» The exercise
Below are records that hold pictures; write out only the lines from their start through the line with "const yMinor = d3.range(4,31).map(d=>d/5).filter(v=>v>=0.755", exactly, and drop the pictures.

___ Materials provided ___

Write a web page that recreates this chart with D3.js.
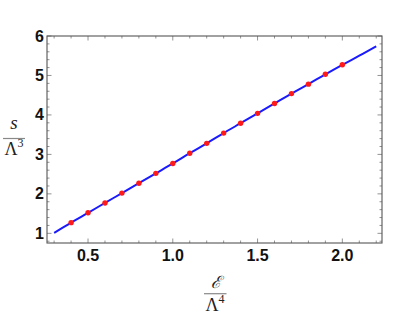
<!DOCTYPE html>
<html><head><meta charset="utf-8">
<script src="https://cdn.jsdelivr.net/npm/d3@7"></script>
<style>body{margin:0;background:#fff}svg{display:block}</style>
</head><body>
<svg id="c" width="395" height="315"></svg>
<script>
// data
const pointX = [0.4,0.5,0.6,0.7,0.8,0.9,1.0,1.1,1.2,1.3,1.4,1.5,1.6,1.7,1.8,1.9,2.0];
const pointY = [1.27,1.52,1.77,2.02,2.27,2.52,2.77,3.03,3.28,3.54,3.79,4.04,4.29,4.54,4.78,5.03,5.27];
const lineX = [0.3,0.4,0.5,0.6,0.7,0.8,0.9,1.0,1.1,1.2,1.3,1.4,1.5,1.6,1.7,1.8,1.9,2.0,2.1,2.2];
const lineY = [1.01,1.27,1.52,1.77,2.02,2.27,2.52,2.77,3.03,3.28,3.54,3.79,4.04,4.29,4.54,4.78,5.03,5.27,5.50,5.74];
const xTicks = [0.5,1.0,1.5,2.0];
const xTickLabels = ["0.5","1.0","1.5","2.0"];
const yTicks = [1,2,3,4,5,6];
const yTickLabels = ["1","2","3","4","5","6"];

const svg = d3.select("#c");
const L=47,R=382,T=36,B=243;
const x = d3.scaleLinear().domain([0.258,2.234]).range([L,R]);
const y = d3.scaleLinear().domain([0.755,6]).range([B,T]);

const frameCol="#555";
const xMinor = d3.range(3,23).map(d=>d/10).filter(v=>!xTicks.some(t=>Math.abs(t-v)<1e-6));
const yMinor = d3.range(4,31).map(d=>d/5).filter(v=>v>=0.755 && v<=6 && !yTicks.some(t=>Math.abs(t-v)<1e-6));

const g = svg.append("g");
function xt(vals,len){
  vals.forEach(v=>{
    g.append("line").attr("x1",x(v)).attr("x2",x(v)).attr("y1",B).attr("y2",B-len).attr("stroke","#777").attr("stroke-width",0.8);
    g.append("line").attr("x1",x(v)).attr("x2",x(v)).attr("y1",T).attr("y2",T+len).attr("stroke","#777").attr("stroke-width",0.8);
  });
}
function yt(vals,len){
  vals.forEach(v=>{
    g.append("line").attr("y1",y(v)).attr("y2",y(v)).attr("x1",L).attr("x2",L+len).attr("stroke","#777").attr("stroke-width",0.8);
    g.append("line").attr("y1",y(v)).attr("y2",y(v)).attr("x1",R).attr("x2",R-len).attr("stroke","#777").attr("stroke-width",0.8);
  });
}
xt(xTicks,4.5); xt(xMinor,2.5); yt(yTicks,4.5); yt(yMinor,2.5);

g.append("rect").attr("x",L).attr("y",T).attr("width",R-L).attr("height",B-T)
  .attr("fill","none").attr("stroke",frameCol).attr("stroke-width",1.1);

const sans = "Liberation Sans, Arial, sans-serif";
xTicks.forEach((v,i)=>{
  svg.append("text").attr("x",x(v)).attr("y",261).attr("text-anchor","middle")
    .attr("font-family",sans).attr("font-weight","bold").attr("font-size",16)
    .attr("fill","#111").text(xTickLabels[i]);
});
yTicks.forEach((v,i)=>{
  svg.append("text").attr("x",44).attr("y",y(v)+5.5).attr("text-anchor","end")
    .attr("font-family",sans).attr("font-weight","bold").attr("font-size",16)
    .attr("fill","#111").text(yTickLabels[i]);
});

const pts = lineX.map((v,i)=>[v,lineY[i]]);
svg.append("path").datum(pts)
  .attr("d",d3.line().x(d=>x(d[0])).y(d=>y(d[1])).curve(d3.curveMonotoneX))
  .attr("fill","none").attr("stroke","#1a1aff").attr("stroke-width",2);

svg.selectAll("circle.p").data(pointX.map((v,i)=>[v,pointY[i]])).enter().append("circle")
  .attr("cx",d=>x(d[0])).attr("cy",d=>y(d[1])).attr("r",2.7).attr("fill","#ff1a1a");

const serif = "Liberation Serif, DejaVu Serif, serif";
svg.append("text").attr("x",14).attr("y",129).attr("text-anchor","middle").attr("font-family",serif)
  .attr("font-style","italic").attr("font-size",19).attr("fill","#222").text("s");
svg.append("line").attr("x1",3).attr("x2",25).attr("y1",138.5).attr("y2",138.5).attr("stroke","#888").attr("stroke-width",1.2);
const yl = svg.append("text").attr("x",14).attr("y",155).attr("text-anchor","middle").attr("font-family",serif)
  .attr("font-size",18).attr("fill","#222");
yl.append("tspan").text("Λ");
yl.append("tspan").attr("font-size",12).attr("dy",-8).text("3");
svg.append("text").attr("x",216).attr("y",288).attr("text-anchor","middle").attr("font-family","DejaVu Serif, serif")
  .attr("font-style","italic").attr("font-size",17).attr("fill","#222").text("ℰ");
svg.append("line").attr("x1",204).attr("x2",226.5).attr("y1",293.7).attr("y2",293.7).attr("stroke","#888").attr("stroke-width",1.2);
const xl = svg.append("text").attr("x",215).attr("y",311).attr("text-anchor","middle").attr("font-family",serif)
  .attr("font-size",18).attr("fill","#222");
xl.append("tspan").text("Λ");
xl.append("tspan").attr("font-size",12).attr("dy",-8).text("4");
</script>
</body></html>
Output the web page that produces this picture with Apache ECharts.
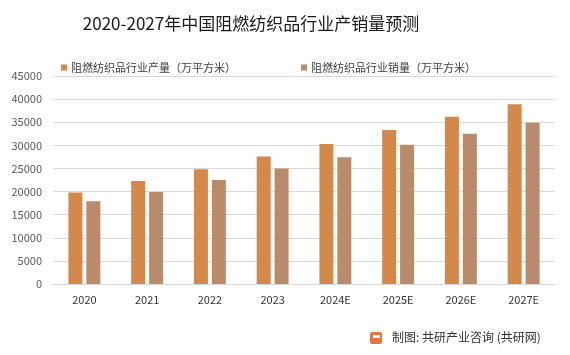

___

» Complete response
Write a web page that recreates this chart with D3.js.
<!DOCTYPE html>
<html><head><meta charset="utf-8">
<script src="https://cdn.jsdelivr.net/npm/d3@7"></script>
<style>body{margin:0;background:#fff}svg{display:block}</style>
</head><body>
<svg id="c" width="395" height="315"></svg>
<script>
// data
const pointX = [0.4,0.5,0.6,0.7,0.8,0.9,1.0,1.1,1.2,1.3,1.4,1.5,1.6,1.7,1.8,1.9,2.0];
const pointY = [1.27,1.52,1.77,2.02,2.27,2.52,2.77,3.03,3.28,3.54,3.79,4.04,4.29,4.54,4.78,5.03,5.27];
const lineX = [0.3,0.4,0.5,0.6,0.7,0.8,0.9,1.0,1.1,1.2,1.3,1.4,1.5,1.6,1.7,1.8,1.9,2.0,2.1,2.2];
const lineY = [1.01,1.27,1.52,1.77,2.02,2.27,2.52,2.77,3.03,3.28,3.54,3.79,4.04,4.29,4.54,4.78,5.03,5.27,5.50,5.74];
const xTicks = [0.5,1.0,1.5,2.0];
const xTickLabels = ["0.5","1.0","1.5","2.0"];
const yTicks = [1,2,3,4,5,6];
const yTickLabels = ["1","2","3","4","5","6"];

const svg = d3.select("#c");
const L=47,R=382,T=36,B=243;
const x = d3.scaleLinear().domain([0.258,2.234]).range([L,R]);
const y = d3.scaleLinear().domain([0.755,6]).range([B,T]);

const frameCol="#555";
const xMinor = d3.range(3,23).map(d=>d/10).filter(v=>!xTicks.some(t=>Math.abs(t-v)<1e-6));
const yMinor = d3.range(4,31).map(d=>d/5).filter(v=>v>=0.755 && v<=6 && !yTicks.some(t=>Math.abs(t-v)<1e-6));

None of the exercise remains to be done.